Sunday, March 1, 2009
Yesterday I went to Victoria to get my boat from Lake Littlejohn. I will try to sell it and the motor. After having been a member for some 10-12 years, I have decided to quit my membership at the Littlejohn Conservation Club south of Victoria. It was a great area for fishing, and became my place of solitude. With some 20 some individual lakes, a hiking path, beach and swimming area, and shooting range it was a great place to go. I usually went early in the morning as the sun came up and hardly ever caught anything. I had a boat and cool trolling motor and just spent time cruising on Long Lake. Sure I'd throw a worm in or some other twinkling, swirling, brightly colored gizmo, but it was the ambiance, not the number of fish caught that was the allure.

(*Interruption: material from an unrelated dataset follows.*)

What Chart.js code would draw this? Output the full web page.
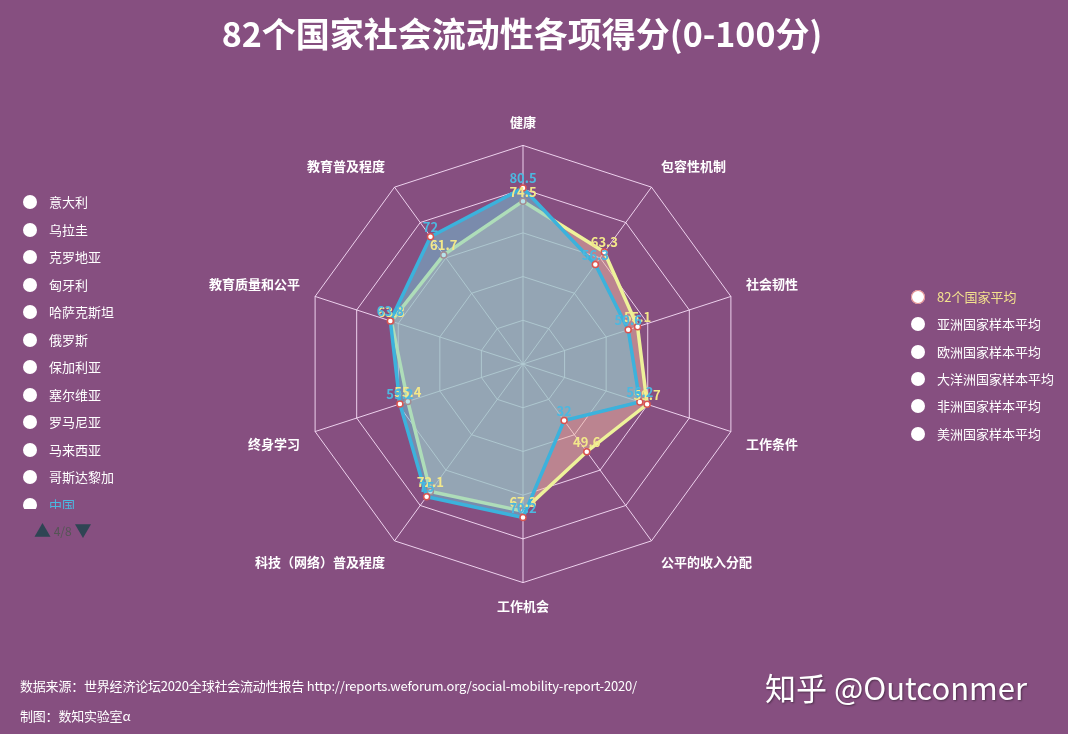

This was the place where little Bustle-Butt and I went to have fun. He drove my boat there once, and we went swimming and allowed Grandma to join us another time. The quiet, the serenity, the nature was every bit as fulfilling to the soul as any church.
However, I had not been there for some time. Last year, after moving to BFE, the drive over there was too much as I became increasingly skittish about the amount of miles on the truck. The year before Bustle-Butt had moved away to Canada and the joy was lost.
It was a fun time, and I am sorry to see it go, and sorrier for the reasons for letting go.